— begin Working data —

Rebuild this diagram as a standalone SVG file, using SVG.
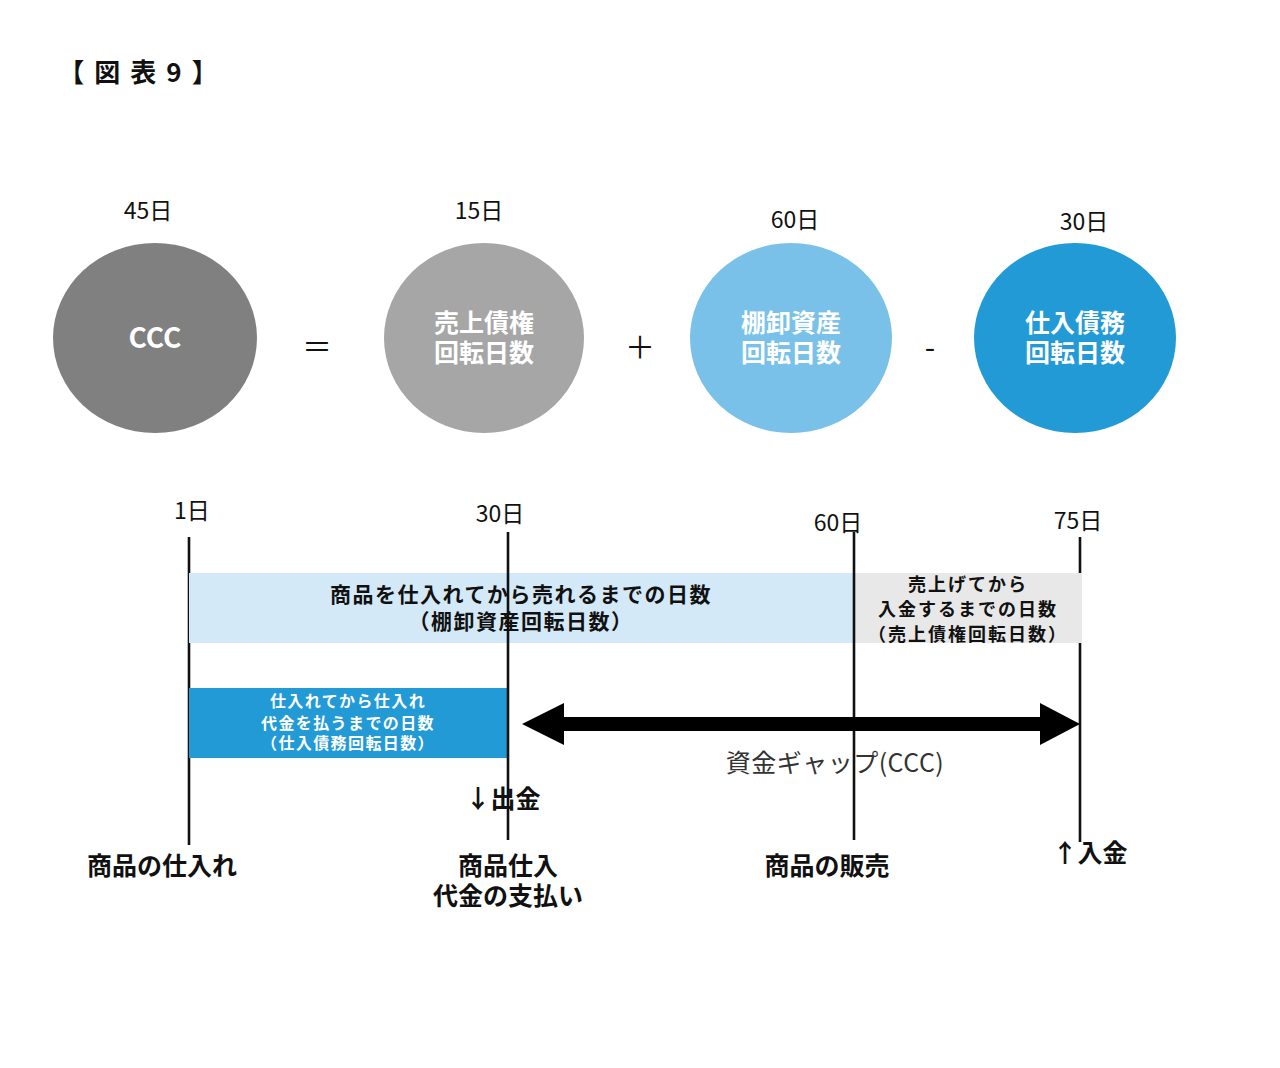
<svg xmlns="http://www.w3.org/2000/svg" width="1280" height="1068" viewBox="0 0 1280 1068">
<style>
text{font-family:"Noto Sans CJK JP","Noto Sans",sans-serif;text-anchor:middle;dominant-baseline:central}
.lbl{font-size:23px;fill:#111}
.ct{font-size:25px;font-weight:bold;fill:#fff}
.op{font-size:30px;fill:#111}
.b{font-weight:bold;fill:#111}
.vl{stroke:#111;stroke-width:2.6}
</style>
<rect width="1280" height="1068" fill="#fff"/>
<text x="143" y="70" style="font-size:26px;font-weight:bold;letter-spacing:10px" fill="#111">【図表9】</text>

<g id="n-ccc"><ellipse cx="155" cy="338" rx="102" ry="95" fill="#808080"/><text class="ct" x="155" y="336" style="font-size:28px">CCC</text><text class="lbl" x="148" y="209">45日</text></g>
<text class="op" x="317" y="345">＝</text>
<g id="n-ar"><ellipse cx="484" cy="338" rx="100" ry="95" fill="#a6a6a6"/><text class="ct" x="484" y="321">売上債権<tspan x="484" dy="30">回転日数</tspan></text><text class="lbl" x="479" y="209">15日</text></g>
<text class="op" x="640" y="345">＋</text>
<g id="n-inv"><ellipse cx="791" cy="338" rx="101" ry="95" fill="#79c1e8"/><text class="ct" x="791" y="321">棚卸資産<tspan x="791" dy="30">回転日数</tspan></text><text class="lbl" x="795" y="218">60日</text></g>
<text class="op" x="930" y="345">-</text>
<g id="n-ap"><ellipse cx="1075" cy="338" rx="101" ry="95" fill="#229ad6"/><text class="ct" x="1075" y="321">仕入債務<tspan x="1075" dy="30">回転日数</tspan></text><text class="lbl" x="1084" y="220">30日</text></g>

<g id="timeline-lines">
<line class="vl" x1="189" y1="537" x2="189" y2="845"/>
<line class="vl" x1="1080" y1="537" x2="1080" y2="842"/>
</g>
<g id="bar-inv"><rect x="189" y="573" width="665" height="70" fill="#d4e9f7"/><text class="b" style="font-size:21px;letter-spacing:1.5px" x="521" y="593">商品を仕入れてから売れるまでの日数<tspan x="521" dy="27">（棚卸資産回転日数）</tspan></text></g>
<g id="bar-ar"><rect x="854" y="573" width="228" height="70" fill="#e8e8e8"/><text class="b" style="font-size:18px;letter-spacing:2px" x="968" y="583">売上げてから<tspan x="968" dy="25">入金するまでの日数</tspan><tspan x="968" dy="25">（売上債権回転日数）</tspan></text></g>
<g id="bar-ap"><rect x="189" y="688" width="319" height="70" fill="#229ad6"/><text class="b" style="font-size:16px;letter-spacing:1.4px;fill:#fff" x="348" y="700">仕入れてから仕入れ<tspan x="348" dy="22">代金を払うまでの日数</tspan><tspan x="348" dy="20">（仕入債務回転日数）</tspan></text></g>
<g id="timeline-lines-front">
<line class="vl" x1="508" y1="532" x2="508" y2="840"/>
<line class="vl" x1="854" y1="532" x2="854" y2="840"/>
</g>

<g id="connectors">
<rect x="560" y="717" width="484" height="14" fill="#000"/>
<polygon points="522,724 564,703 564,745" fill="#000"/>
<polygon points="1080,724 1040,703 1040,745" fill="#000"/>
</g>

<text class="lbl" x="192" y="509">1日</text>
<text class="lbl" x="500" y="512">30日</text>
<text class="lbl" x="838" y="521">60日</text>
<text class="lbl" x="1078" y="519">75日</text>

<text x="835" y="761" style="font-size:25px;letter-spacing:0.5px;fill:#333">資金ギャップ(CCC)</text>
<text class="b" x="503" y="797" style="font-size:25px">↓出金</text>
<text class="b" x="162" y="864" style="font-size:25px">商品の仕入れ</text>
<text class="b" x="508" y="864" style="font-size:25px">商品仕入<tspan x="508" dy="30">代金の支払い</tspan></text>
<text class="b" x="827" y="864" style="font-size:25px">商品の販売</text>
<text class="b" x="1090" y="851" style="font-size:25px">↑入金</text>
</svg>
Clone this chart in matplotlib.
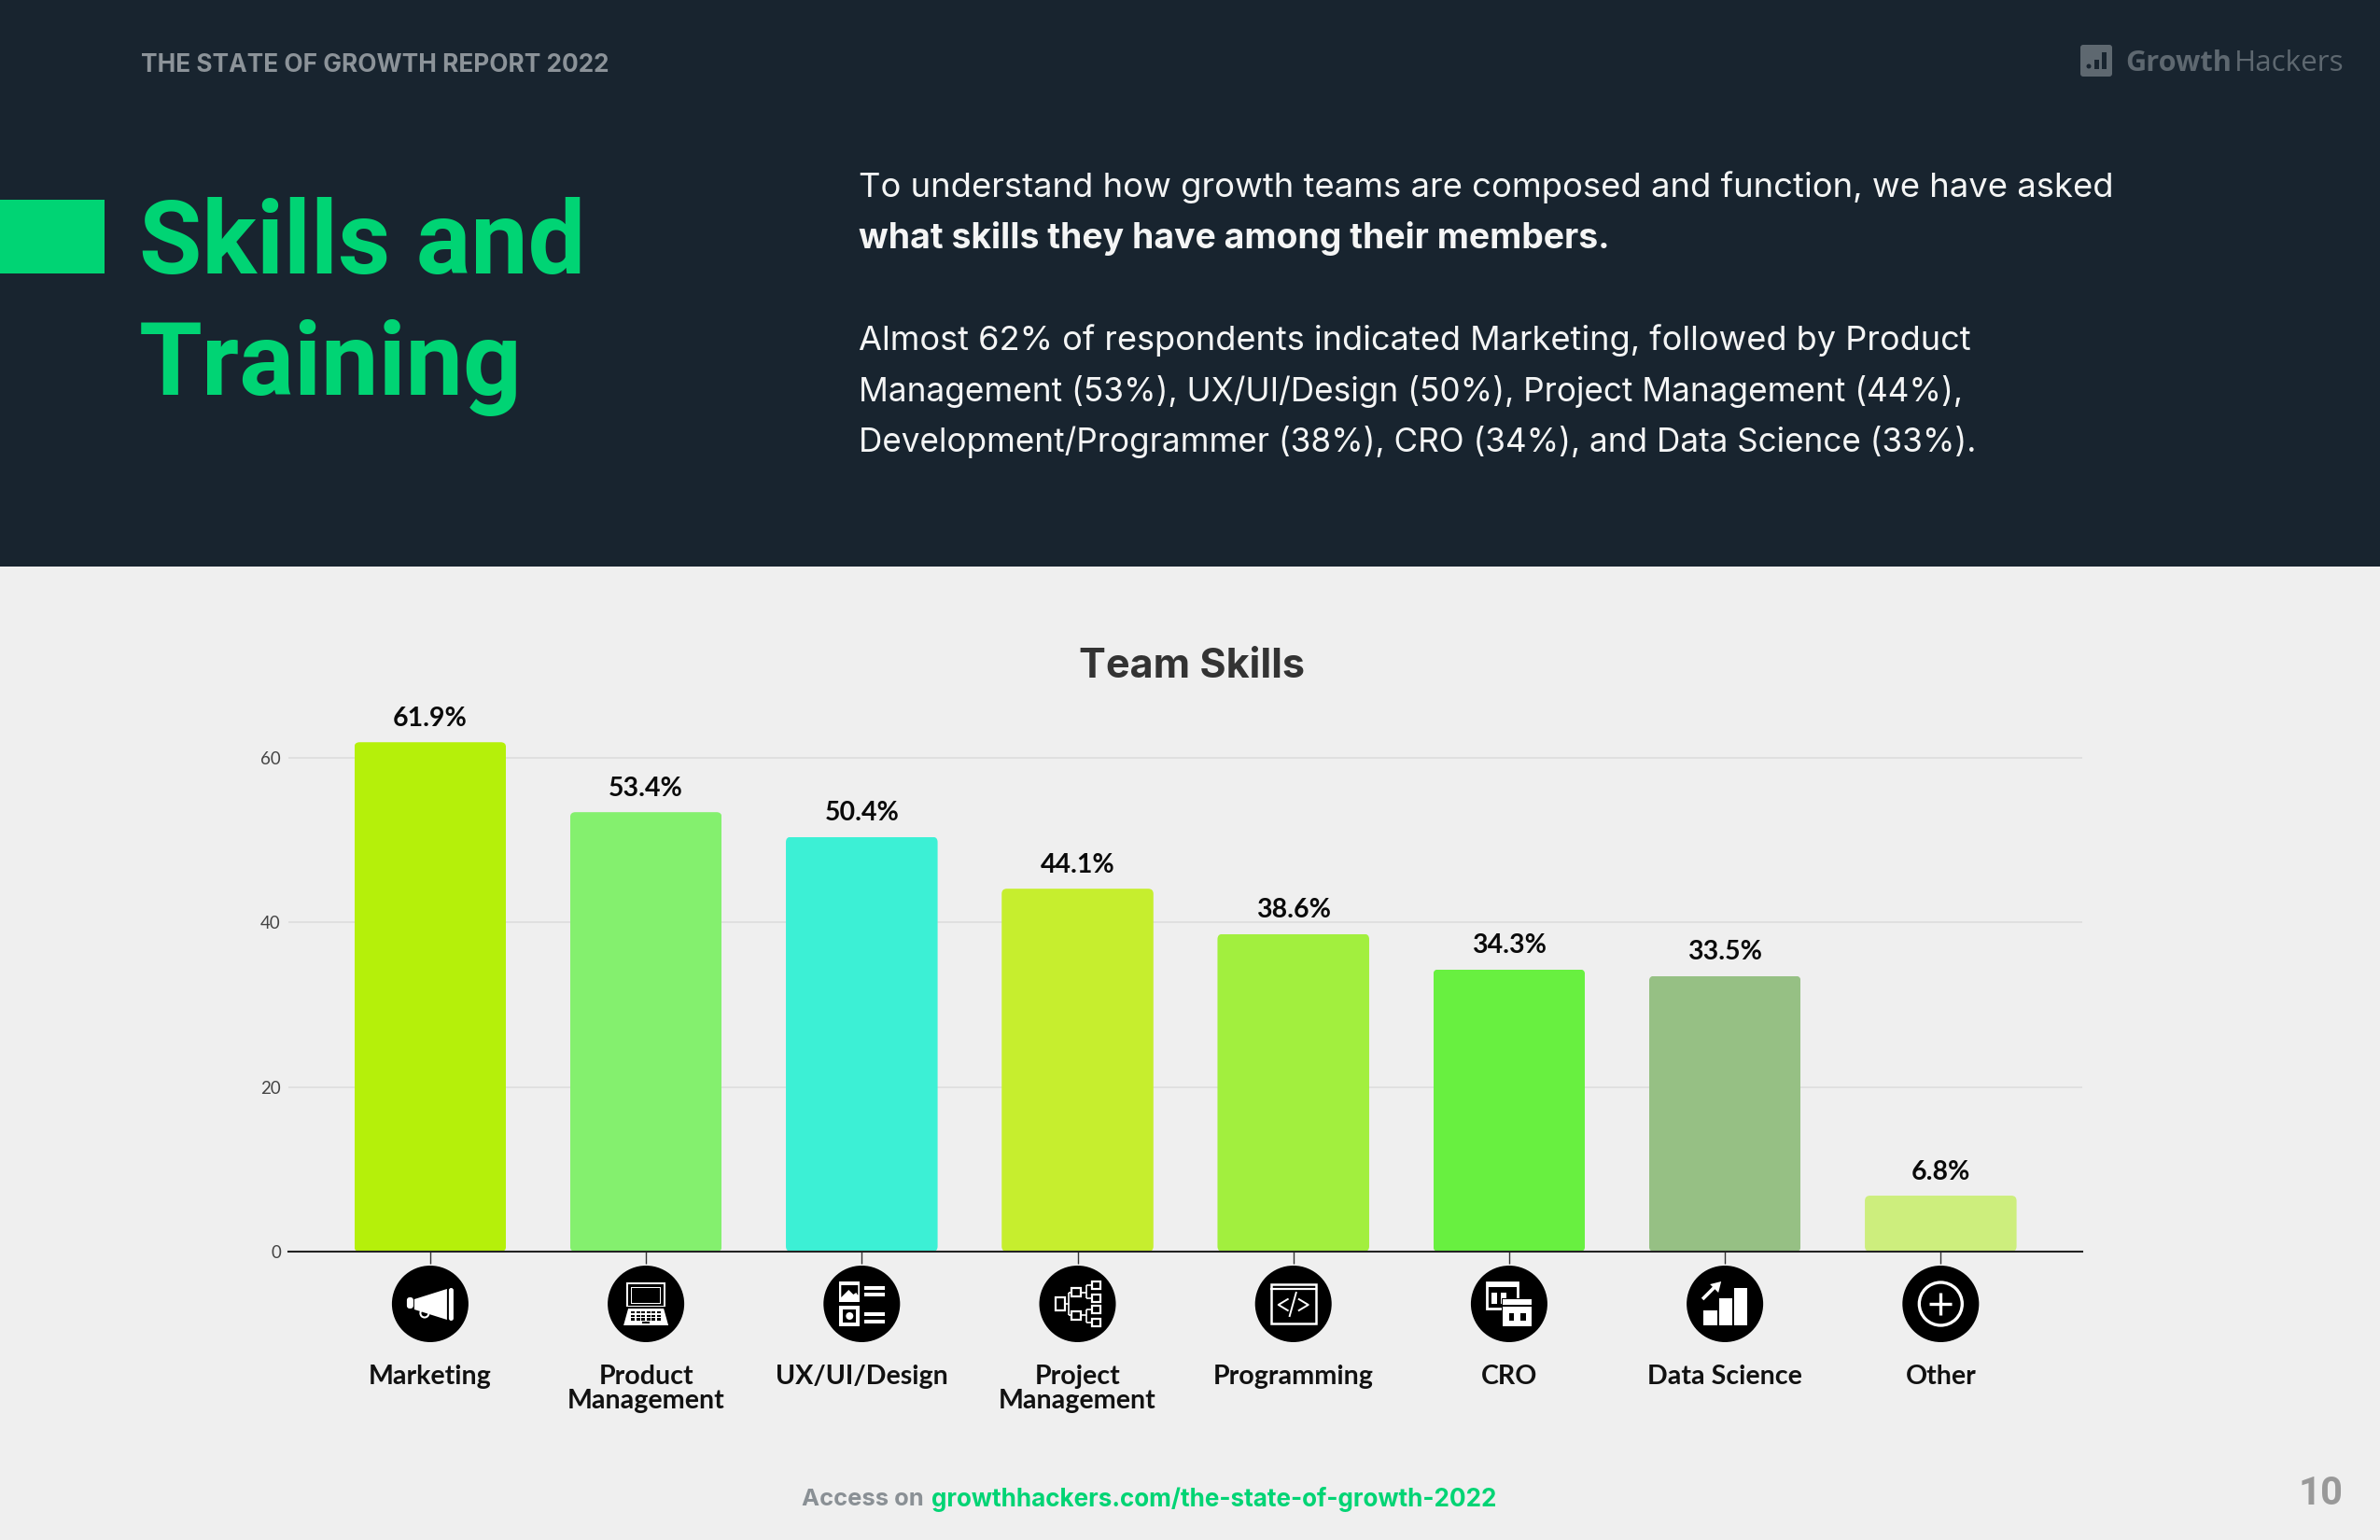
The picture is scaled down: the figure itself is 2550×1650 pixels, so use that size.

— end Working data —

■ What this task involves ■
Retype only the lines above from the one with "Clone this chart in matplotlib." through the last, both ends included, keeping every picture out of the copy.

■ Solution ■
Clone this chart in matplotlib.
The picture is scaled down: the figure itself is 2550×1650 pixels, so use that size.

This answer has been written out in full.